The homogeneous geology and gentle topography of the Santa Maria and Gama catchments, with corresponding dendritic drainage patterns (Figure 2 and Figure 3), may have contributed to the good TWI mapping accuracy. The discrepancies observed between the synthetic and reference drainage networks resulted from a combination of TWI (model) error and cartographic misrepresentation of the reference maps [35].

Additionally, the large DEM grid size [34,47] and DEM vertical error, the latter resulting from the SRTM radar’s inability to penetrate dense riparian vegetation [48], may have contributed to reducing the accuracies in drainage delineation. Indeed, previous studies in Brazil showed that SRTM errors were linearly related to slope, with the highest vertical errors (RMSE = 8.5 m) occurring in forest areas [48], the same as expected in the present study. Finally, channel initiation was overestimated by the TWI with respect to the reference (map) network because many simulated first-order channels corresponded to temporary streams and ravines in the reference maps [32].

4.2. Wet Area Delineation

Although the overall wet area delineation accuracies of the Santa Maria and Gama catchments were acceptable (72.7% and 73.8%, respectively), wet areas were incorrectly assigned to the basins’ upslope (dry) zones (Figure 7). This may have resulted from model error, large DEM grid size [19], and DEM vertical inaccuracy [48], affecting the overall mapping accuracy. Additionally, since the land-use feature ‘gallery forest’ was taken as a reference wet area, its occurrence over both well- and poorly drained soils [26] may have contributed to reducing the wet area delineation accuracy [4].
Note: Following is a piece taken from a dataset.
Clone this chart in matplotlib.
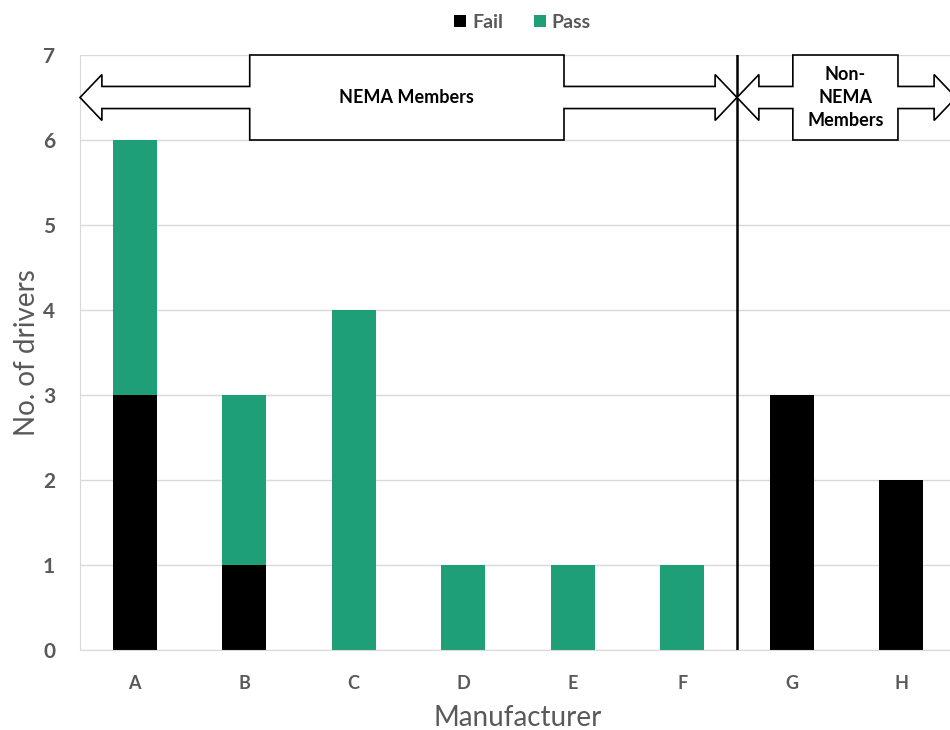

In the literature, wet area mapping using topographic attributes showed mixed results. A mapping accuracy of 85.2% was obtained in Sweden, using a combination of TWI and a depth-to-water index [47]. An R² of 0.61 was obtained between the TWI and wet areas in the USA [19], and a mapping accuracy of 73% was obtained in California [43].
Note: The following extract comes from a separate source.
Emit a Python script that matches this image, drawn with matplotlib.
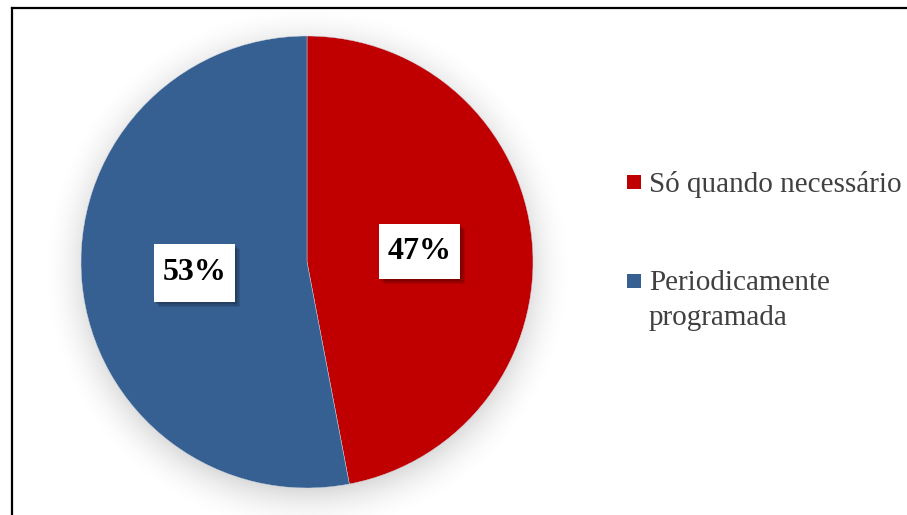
import numpy as np
import matplotlib
matplotlib.use("Agg")
import matplotlib.pyplot as plt
from matplotlib.patches import Rectangle

categories = ["Só quando necessário", "Periodicamente\nprogramada"]
values = [47, 53]
colors = ["#C00000", "#366092"]
pct_labels = ["47%", "53%"]

W, H = 907, 515
fig = plt.figure(figsize=(W / 100, H / 100), dpi=100)
ax = fig.add_axes([0, 0, 1, 1])
ax.set_xlim(0, W)
ax.set_ylim(0, H)
ax.set_aspect("equal")
ax.axis("off")

def py(y):
    # convert a top-down pixel row into data y
    return H - y

cx, cy, R = 307, py(262), 226

# soft drop shadow under the pie
xs = np.arange(0, W)
ys = np.arange(0, H)
X, Y = np.meshgrid(xs, ys)
d = np.hypot(X - cx, Y - (cy - 8))
t = np.clip((d - (R - 15)) / 55.0, 0, 1)
alpha = 0.30 * (1 - t) ** 2
img = np.zeros((H, W, 4))
img[..., :3] = 0.35
img[..., 3] = alpha
ax.imshow(img, extent=(0, W, 0, H), origin="lower", zorder=1, interpolation="bilinear")

wedges, _ = ax.pie(values, colors=colors, startangle=90, counterclock=False,
                   center=(cx, cy), radius=R, frame=True,
                   wedgeprops=dict(linewidth=0.3, edgecolor="#d0d8e4", zorder=2))
for w in wedges:
    w.set_zorder(2)
ax.set_xlim(0, W)
ax.set_ylim(0, H)
ax.axis("off")

# data labels in white boxes with a small shadow
box_centers = [(419.5, 251.5), (194.5, 273)]
box_sizes = [(81, 55), (81, 58)]
for lab, (bx, by), (bw, bh) in zip(pct_labels, box_centers, box_sizes):
    x0, y0 = bx - bw / 2, py(by + bh / 2)
    for k, a in enumerate([0.10, 0.12, 0.15]):
        off = 5 - k * 1.5
        ax.add_patch(Rectangle((x0 + off, y0 - off), bw, bh, facecolor="black",
                               edgecolor="none", alpha=a, zorder=3))
    ax.add_patch(Rectangle((x0, y0), bw, bh, facecolor="white",
                           edgecolor="none", zorder=4))
    ax.text(bx, py(by), lab, ha="center", va="center", fontsize=23,
            fontweight="bold", family="Liberation Serif", color="black", zorder=5)

# legend
leg_items = [(175, 192, [192]), (274, 290, [290, 325])]
for (sq_top, _, baselines), cat, col in zip(leg_items, categories, colors):
    ax.add_patch(Rectangle((627, py(sq_top + 14)), 14, 14, facecolor=col,
                           edgecolor="none", zorder=4))
    for line, base in zip(cat.split("\n"), baselines):
        ax.text(649, py(base), line, ha="left", va="baseline", fontsize=21,
                family="Liberation Serif", color="#404040", zorder=5)

# chart frame
ax.plot([12, W + 5], [py(8), py(8)], color="black", lw=1.6, zorder=6,
        solid_capstyle="projecting", clip_on=False)
ax.plot([12, 12], [py(8), -5], color="black", lw=1.6, zorder=6,
        solid_capstyle="projecting", clip_on=False)

fig.savefig("out.png", dpi=100)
Considering that both studies used DEMs with a higher spatial resolution and secondary topographic attributes, the simplicity and robustness of the proposed method are encouraging, allowing for its utilization in the mapping of drainage networks and wet areas of data-scarce tropical catchments. However, since the proposed method was developed in a specific tropical setting, caution should be utilized in extrapolating it to different landscapes and climatic conditions, without the necessary adjustments.

5. Conclusions

Topographic attributes were used to delineate drainage networks and wet areas in two similar catchments of the Cerrado biome in Central Brazil. The selected attributes were the TWI, the local slope, and the slope curvature, respectively. A 30 m SRTM DEM was used as input, and hydrographic and land-use maps were used as references. The selected topographic attributes were calibrated in the Santa Maria catchment and subsequently validated in the nearby Gama basin, with unbiased multi-criteria metrics.
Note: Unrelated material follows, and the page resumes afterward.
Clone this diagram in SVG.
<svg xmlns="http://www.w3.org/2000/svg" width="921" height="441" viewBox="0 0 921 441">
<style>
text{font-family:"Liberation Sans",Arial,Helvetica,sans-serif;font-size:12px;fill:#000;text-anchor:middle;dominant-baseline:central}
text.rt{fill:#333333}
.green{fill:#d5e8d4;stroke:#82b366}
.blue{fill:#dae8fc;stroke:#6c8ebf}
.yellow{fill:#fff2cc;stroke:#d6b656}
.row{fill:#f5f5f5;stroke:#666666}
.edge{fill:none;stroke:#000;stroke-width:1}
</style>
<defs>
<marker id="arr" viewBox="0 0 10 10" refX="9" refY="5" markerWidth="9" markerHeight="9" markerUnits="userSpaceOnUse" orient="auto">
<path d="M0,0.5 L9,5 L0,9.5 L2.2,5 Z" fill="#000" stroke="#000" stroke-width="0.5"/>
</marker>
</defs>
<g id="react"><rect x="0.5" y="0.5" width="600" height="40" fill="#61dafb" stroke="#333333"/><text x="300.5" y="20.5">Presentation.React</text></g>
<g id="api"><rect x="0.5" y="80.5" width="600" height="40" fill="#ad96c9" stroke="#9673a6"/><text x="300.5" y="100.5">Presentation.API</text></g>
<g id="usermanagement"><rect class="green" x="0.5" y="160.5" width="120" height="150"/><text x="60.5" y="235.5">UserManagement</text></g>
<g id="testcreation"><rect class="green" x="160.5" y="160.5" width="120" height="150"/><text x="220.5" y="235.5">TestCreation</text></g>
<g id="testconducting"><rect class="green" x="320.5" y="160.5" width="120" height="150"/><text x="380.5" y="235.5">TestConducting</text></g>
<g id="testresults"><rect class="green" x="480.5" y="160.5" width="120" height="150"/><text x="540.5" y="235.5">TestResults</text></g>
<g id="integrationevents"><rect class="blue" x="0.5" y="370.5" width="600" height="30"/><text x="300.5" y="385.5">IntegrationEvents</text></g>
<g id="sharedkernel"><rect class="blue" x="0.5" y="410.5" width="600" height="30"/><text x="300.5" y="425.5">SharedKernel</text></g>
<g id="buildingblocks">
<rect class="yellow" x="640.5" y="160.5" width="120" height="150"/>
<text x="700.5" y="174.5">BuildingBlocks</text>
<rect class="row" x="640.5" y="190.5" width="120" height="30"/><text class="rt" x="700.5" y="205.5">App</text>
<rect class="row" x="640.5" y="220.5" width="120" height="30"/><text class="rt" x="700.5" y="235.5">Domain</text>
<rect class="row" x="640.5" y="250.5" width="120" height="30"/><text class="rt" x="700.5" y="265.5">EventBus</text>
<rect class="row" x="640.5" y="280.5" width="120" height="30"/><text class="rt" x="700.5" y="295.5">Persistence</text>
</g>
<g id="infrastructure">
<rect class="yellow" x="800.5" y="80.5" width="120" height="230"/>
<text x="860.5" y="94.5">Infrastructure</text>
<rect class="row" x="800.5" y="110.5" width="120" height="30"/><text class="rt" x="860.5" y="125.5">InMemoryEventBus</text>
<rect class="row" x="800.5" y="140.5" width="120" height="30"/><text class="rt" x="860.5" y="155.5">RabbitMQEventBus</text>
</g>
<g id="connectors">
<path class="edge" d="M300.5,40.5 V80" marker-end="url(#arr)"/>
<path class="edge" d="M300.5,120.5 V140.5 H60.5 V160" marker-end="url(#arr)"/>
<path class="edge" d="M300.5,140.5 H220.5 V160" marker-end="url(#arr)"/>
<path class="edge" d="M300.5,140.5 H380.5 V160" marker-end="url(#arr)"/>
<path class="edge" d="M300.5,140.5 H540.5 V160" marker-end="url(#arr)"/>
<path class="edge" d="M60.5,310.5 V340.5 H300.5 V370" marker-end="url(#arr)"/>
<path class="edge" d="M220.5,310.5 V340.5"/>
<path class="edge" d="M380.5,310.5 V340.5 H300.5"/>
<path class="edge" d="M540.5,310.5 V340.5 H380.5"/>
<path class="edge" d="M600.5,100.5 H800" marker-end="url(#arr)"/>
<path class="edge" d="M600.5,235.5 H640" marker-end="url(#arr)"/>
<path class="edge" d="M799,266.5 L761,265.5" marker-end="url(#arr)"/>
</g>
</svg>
The accuracies obtained for the simulated drainage networks (67.2% and 70.7%) and wet areas (72.7% and 73.8%), for the Santa Maria and Gama catchments, respectively, were equivalent to or higher than those of similar studies in the literature. The mapping errors were associated with DEM grid size, DEM vertical inaccuracy, and reference map bias. The novelty of the study is the use of readily available information to map, with simplicity and robustness, wet areas and channel initiation in data-scarce, tropical environments.